[Data listing]
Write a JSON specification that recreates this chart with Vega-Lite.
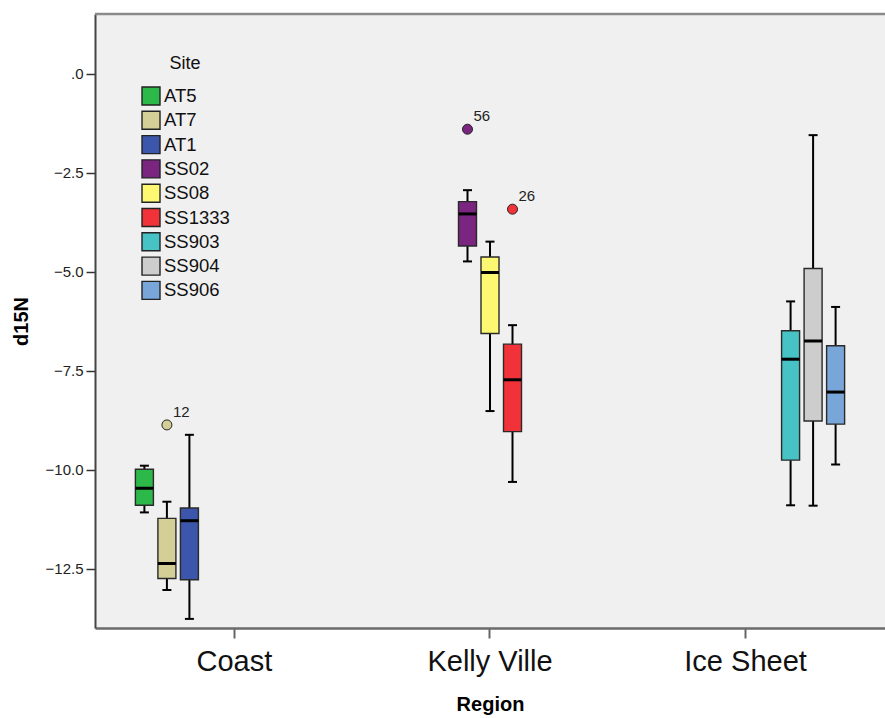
{
  "$schema": "https://vega.github.io/schema/vega-lite/v6.json",
  "width": 790,
  "height": 614,
  "autosize": {"type": "none"},
  "padding": {"left": 95, "top": 14, "right": 0, "bottom": 90},
  "background": "white",
  "config": {
    "view": {"fill": "#f0f0f0", "stroke": null},
    "font": "Liberation Sans",
    "axis": {"grid": false},
    "tick": {"opacity": 1},
    "axisY": {
      "labelFontSize": 15, "labelColor": "#222",
      "tickSize": 9, "tickColor": "#333", "tickWidth": 1.5,
      "domainColor": "#444", "domainWidth": 2, "labelPadding": 3,
      "titleFontSize": 20, "titleFontWeight": "bold", "titleColor": "#000", "titlePadding": 14
    }
  },
  "datasets": {
    "boxes": [
      {"region": "Coast", "site": "AT5", "lo": -11.08, "q1": -10.90, "med": -10.47, "q3": -9.99, "hi": -9.90},
      {"region": "Coast", "site": "AT7", "lo": -13.04, "q1": -12.75, "med": -12.37, "q3": -11.23, "hi": -10.81},
      {"region": "Coast", "site": "AT1", "lo": -13.77, "q1": -12.78, "med": -11.29, "q3": -10.97, "hi": -9.12},
      {"region": "Kelly Ville", "site": "SS02", "lo": -4.74, "q1": -4.35, "med": -3.54, "q3": -3.23, "hi": -2.94},
      {"region": "Kelly Ville", "site": "SS08", "lo": -8.52, "q1": -6.56, "med": -5.02, "q3": -4.63, "hi": -4.24},
      {"region": "Kelly Ville", "site": "SS1333", "lo": -10.31, "q1": -9.04, "med": -7.73, "q3": -6.83, "hi": -6.35},
      {"region": "Ice Sheet", "site": "SS903", "lo": -10.90, "q1": -9.76, "med": -7.21, "q3": -6.49, "hi": -5.75},
      {"region": "Ice Sheet", "site": "SS904", "lo": -10.91, "q1": -8.77, "med": -6.75, "q3": -4.92, "hi": -1.55},
      {"region": "Ice Sheet", "site": "SS906", "lo": -9.87, "q1": -8.85, "med": -8.04, "q3": -6.87, "hi": -5.89}
    ],
    "outliers": [
      {"region": "Coast", "site": "AT7", "value": -8.87, "label": "12"},
      {"region": "Kelly Ville", "site": "SS02", "value": -1.40, "label": "56"},
      {"region": "Kelly Ville", "site": "SS1333", "value": -3.42, "label": "26"}
    ]
  },
  "layer": [
    {
      "data": {"name": "boxes"},
      "encoding": {
        "x": {
          "field": "region", "type": "nominal",
          "scale": {"domain": ["Coast", "Kelly Ville", "Ice Sheet"], "paddingInner": 0.049, "paddingOuter": 0.07},
          "axis": {
            "title": "Region", "labelAngle": 0, "labelFontSize": 29, "labelColor": "#111",
            "tickSize": 10, "tickColor": "#666", "tickWidth": 2,
            "domainColor": "#6b6b6b", "domainWidth": 2.5, "labelPadding": 9,
            "titleFontSize": 20, "titleFontWeight": "bold", "titleColor": "#000", "titlePadding": 18
          }
        },
        "xOffset": {
          "field": "site", "type": "nominal",
          "scale": {"domain": ["AT5", "AT7", "AT1", "SS02", "SS08", "SS1333", "SS903", "SS904", "SS906"], "paddingInner": 0.2, "paddingOuter": 1}
        }
      },
      "layer": [
        {
          "mark": {"type": "rule", "color": "#000", "strokeWidth": 2, "opacity": 1},
          "encoding": {
            "y": {
              "field": "lo", "type": "quantitative",
              "scale": {"domain": [-14.0, 1.51], "nice": false, "zero": false},
              "axis": {"title": "d15N", "values": [-12.5, -10, -7.5, -5, -2.5, 0], "labelExpr": "datum.value == 0 ? '.0' : format(datum.value, '.1f')"}
            },
            "y2": {"field": "hi"}
          }
        },
        {
          "mark": {"type": "tick", "color": "#000", "size": 9, "thickness": 2, "opacity": 1},
          "encoding": {"y": {"field": "lo", "type": "quantitative", "scale": {"domain": [-14.0, 1.51], "nice": false, "zero": false},
            "axis": {"title": "d15N", "values": [-12.5, -10, -7.5, -5, -2.5, 0], "labelExpr": "datum.value == 0 ? '.0' : format(datum.value, '.1f')"}}}
        },
        {
          "mark": {"type": "tick", "color": "#000", "size": 9, "thickness": 2, "opacity": 1},
          "encoding": {"y": {"field": "hi", "type": "quantitative", "scale": {"domain": [-14.0, 1.51], "nice": false, "zero": false},
            "axis": {"title": "d15N", "values": [-12.5, -10, -7.5, -5, -2.5, 0], "labelExpr": "datum.value == 0 ? '.0' : format(datum.value, '.1f')"}}}
        },
        {
          "mark": {"type": "bar", "stroke": "#2a2a2a", "strokeWidth": 1.4, "opacity": 1},
          "encoding": {
            "y": {"field": "q1", "type": "quantitative", "scale": {"domain": [-14.0, 1.51], "nice": false, "zero": false},
              "axis": {"title": "d15N", "values": [-12.5, -10, -7.5, -5, -2.5, 0], "labelExpr": "datum.value == 0 ? '.0' : format(datum.value, '.1f')"}},
            "y2": {"field": "q3"},
            "fill": {
              "field": "site", "type": "nominal",
              "scale": {
                "domain": ["AT5", "AT7", "AT1", "SS02", "SS08", "SS1333", "SS903", "SS904", "SS906"],
                "range": ["#2db84a", "#d3cf97", "#3c56ab", "#7a2580", "#fcf871", "#f13339", "#47c3c6", "#cdcdcd", "#79a6d8"]
              },
              "legend": {
                "title": "Site", "orient": "none", "legendX": 46, "legendY": 41,
                "symbolType": "square", "symbolSize": 324, "symbolStrokeColor": "#222", "symbolStrokeWidth": 1.4,
                "symbolOpacity": 1,
                "labelFontSize": 18.5, "labelColor": "#111", "titleFontSize": 18, "titleFontWeight": "normal", "titleColor": "#111",
                "titleAnchor": "middle", "rowPadding": 0.3, "labelOffset": 3, "titlePadding": 13, "padding": 0
              }
            }
          }
        },
        {
          "mark": {"type": "tick", "color": "#000", "size": 18, "thickness": 3, "opacity": 1},
          "encoding": {"y": {"field": "med", "type": "quantitative", "scale": {"domain": [-14.0, 1.51], "nice": false, "zero": false},
            "axis": {"title": "d15N", "values": [-12.5, -10, -7.5, -5, -2.5, 0], "labelExpr": "datum.value == 0 ? '.0' : format(datum.value, '.1f')"}}}
        }
      ]
    },
    {
      "data": {"name": "outliers"},
      "encoding": {
        "x": {"field": "region", "type": "nominal"},
        "xOffset": {"field": "site", "type": "nominal"},
        "y": {"field": "value", "type": "quantitative", "scale": {"domain": [-14.0, 1.51], "nice": false, "zero": false},
          "axis": {"title": "d15N", "values": [-12.5, -10, -7.5, -5, -2.5, 0], "labelExpr": "datum.value == 0 ? '.0' : format(datum.value, '.1f')"}}
      },
      "layer": [
        {
          "mark": {"type": "point", "shape": "circle", "filled": true, "size": 100, "stroke": "#222", "strokeWidth": 1, "opacity": 1},
          "encoding": {"fill": {"field": "site", "type": "nominal", "legend": null}}
        },
        {
          "mark": {"type": "text", "align": "left", "baseline": "alphabetic", "dx": 6, "dy": -8, "fontSize": 15, "color": "#222"},
          "encoding": {"text": {"field": "label"}}
        }
      ]
    },
    {
      "data": {"values": [{}]},
      "mark": {"type": "rule", "color": "#8a8a8a", "strokeWidth": 2.5},
      "encoding": {"y": {"datum": 1.51, "type": "quantitative", "scale": {"domain": [-14.0, 1.51], "nice": false, "zero": false},
        "axis": {"title": "d15N", "values": [-12.5, -10, -7.5, -5, -2.5, 0], "labelExpr": "datum.value == 0 ? '.0' : format(datum.value, '.1f')"}}}
    }
  ]
}
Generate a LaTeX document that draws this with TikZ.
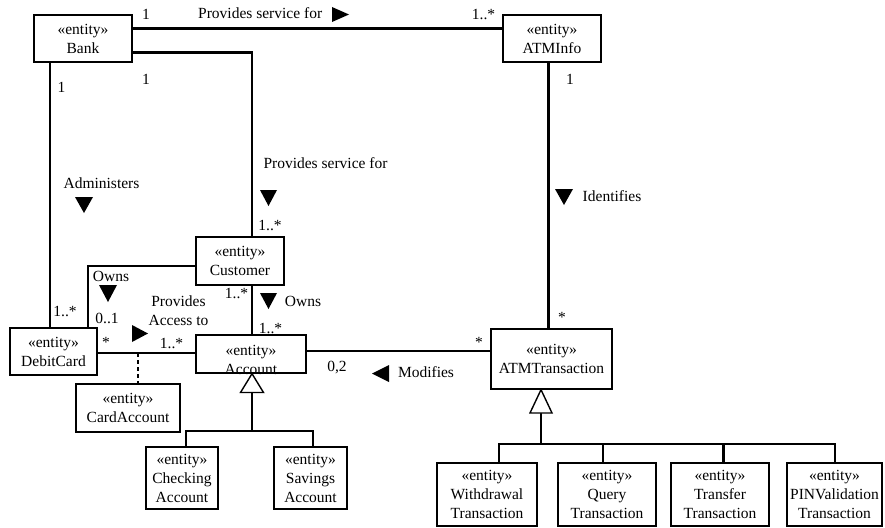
\documentclass[tikz,border=0pt]{standalone}
\usepackage{fontspec}
\setmainfont{Liberation Serif}
\newfontfamily\diagfont{Liberation Serif}
\begin{document}
\begin{tikzpicture}[x=1pt,y=-1pt,
  every node/.style={font=\diagfont\fontsize{15.5}{19}\selectfont},
  cls/.style={draw,line width=1.4pt,rectangle,inner sep=0pt,align=center},
  assoc/.style={line width=2.4pt},
  gen/.style={draw,line width=1.4pt,fill=white},
  dir/.style={fill=black},
  lbl/.style={anchor=base,inner sep=0pt}]
\useasboundingbox (0,0) rectangle (885,527);

% classes
\node[cls,minimum width=98pt,minimum height=47pt] (bank) at (83,38.5) {«entity»\\Bank};
\node[cls,minimum width=98pt,minimum height=47pt] (atminfo) at (552,38.5) {«entity»\\ATMInfo};
\node[cls,minimum width=88pt,minimum height=48pt] (customer) at (240,261) {«entity»\\Customer};
\node[cls,minimum width=87pt,minimum height=47pt] (debitcard) at (53.5,351.5) {«entity»\\DebitCard};
\node[cls,minimum width=110pt,minimum height=38pt] (account) at (251,354) {};
\node[inner sep=0pt,align=center] (accounttext) at (251,359.5) {«entity»\\Account};
\node[cls,minimum width=104pt,minimum height=48pt] (cardaccount) at (128,408) {«entity»\\CardAccount};
\node[cls,minimum width=72pt,minimum height=62pt] (checking) at (182,478) {«entity»\\Checking\\Account};
\node[cls,minimum width=73pt,minimum height=62pt] (savings) at (310.5,478) {«entity»\\Savings\\Account};
\node[cls,minimum width=121pt,minimum height=60pt] (atmtrans) at (551.5,359) {«entity»\\ATMTransaction};
\node[cls,minimum width=100pt,minimum height=63pt] (withdrawal) at (487,494.5) {«entity»\\Withdrawal\\Transaction};
\node[cls,minimum width=98pt,minimum height=63pt] (query) at (607,494.5) {«entity»\\Query\\Transaction};
\node[cls,minimum width=98pt,minimum height=63pt] (transfer) at (720,494.5) {«entity»\\Transfer\\Transaction};
\node[cls,minimum width=95pt,minimum height=63pt] (pinval) at (834.5,494.5) {«entity»\\PINValidation\\Transaction};

% associations
\draw[assoc] (bank.east |- 0,28.5) -- (atminfo.west |- 0,28.5);
\draw[assoc] (bank.east |- 0,52.5) -| (customer.north -| 252,0);
\draw[assoc] (bank.south -| 50,0) -- (debitcard.north -| 50,0);
\draw[assoc] (customer.west |- 0,266) -| (debitcard.north -| 88,0);
\draw[assoc] (debitcard.east |- 0,353) -- (account.west |- 0,353);
\draw[assoc] (customer.south -| 252,0) -- (account.north -| 252,0);
\draw[assoc] (account.east |- 0,351) -- (atmtrans.west |- 0,351);
\draw[assoc] (atminfo.south -| 548.5,0) -- (atmtrans.north -| 548.5,0);

% association class link
\coordinate (cardlink) at (138,353);
\draw[line width=1.2pt,dash pattern=on 4pt off 3pt] (cardlink) -- (cardaccount.north -| 138,0);

% Account generalization
\coordinate (accbase) at (252,392.5);
\draw[assoc] (accbase) -- (252,431);
\draw[assoc] (checking.north -| 186,0) -- (186,431) -- (313,431) -- (savings.north -| 313,0);
\draw[gen] (account.south -| 252,0) -- (240.5,392.5) -- (263.5,392.5) -- cycle;

% ATMTransaction generalization
\coordinate (trbase) at (541,413);
\draw[assoc] (trbase) -- (541,444);
\draw[assoc] (withdrawal.north -| 499,0) -- (499,444) -- (835,444) -- (pinval.north -| 835,0);
\draw[assoc] (query.north -| 603,0) -- (603,444);
\draw[assoc] (transfer.north -| 723.5,0) -- (723.5,444);
\draw[gen] (atmtrans.south -| 541,0) -- (530,413) -- (552,413) -- cycle;

% direction markers
\fill[dir] (332,7) -- (332,22) -- (349,14.5) -- cycle;
\fill[dir] (75,197) -- (93,197) -- (84,213) -- cycle;
\fill[dir] (260,190) -- (277,190) -- (268.5,206) -- cycle;
\fill[dir] (99,285) -- (117,285) -- (108,302) -- cycle;
\fill[dir] (132,325) -- (132,342) -- (148,333.5) -- cycle;
\fill[dir] (260,293) -- (277,293) -- (268.5,309) -- cycle;
\fill[dir] (389,365) -- (389,382) -- (372,373.5) -- cycle;
\fill[dir] (555,189) -- (573,189) -- (564,205) -- cycle;

% names and multiplicities
\node[lbl] (m1) at (146,20) {1};
\node[lbl,anchor=base west] (n1) at (198,18.5) {Provides service for};
\node[lbl] (m2) at (483.5,20) {1..*};
\node[lbl] (m3) at (146,84) {1};
\node[lbl] (m4) at (61.5,92.5) {1};
\node[lbl] (n2) at (101.5,188) {Administers};
\node[lbl] (n3) at (325.5,168) {Provides service for};
\node[lbl] (m5) at (270,230) {1..*};
\node[lbl] (n4) at (612,201.5) {Identifies};
\node[lbl] (m6) at (570,84) {1};
\node[lbl] (m7) at (562,322.5) {*};
\node[lbl] (m8) at (479,347.5) {*};
\node[lbl] (m9) at (337,371) {0,2};
\node[lbl] (n5) at (426,377) {Modifies};
\node[lbl] (m10) at (171.5,348) {1..*};
\node[lbl] (m11) at (236.5,298) {1..*};
\node[lbl] (n6) at (303,306) {Owns};
\node[lbl] (m12) at (270.5,333) {1..*};
\node[lbl] (n7) at (178.5,306) {Provides};
\node[lbl] (n8) at (178.5,325) {Access to};
\node[lbl] (m13) at (65,316) {1..*};
\node[lbl] (n9) at (111,281.5) {Owns};
\node[lbl] (m14) at (107,323) {0..1};
\node[lbl] (m15) at (106,347) {*};
\end{tikzpicture}
\end{document}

Exercise task: Scan the listing above for the word "that" and show each line where it is found.

Response:
Write a JSON specification that recreates this chart with Vega-Lite.
Generate a LaTeX document that draws this with TikZ.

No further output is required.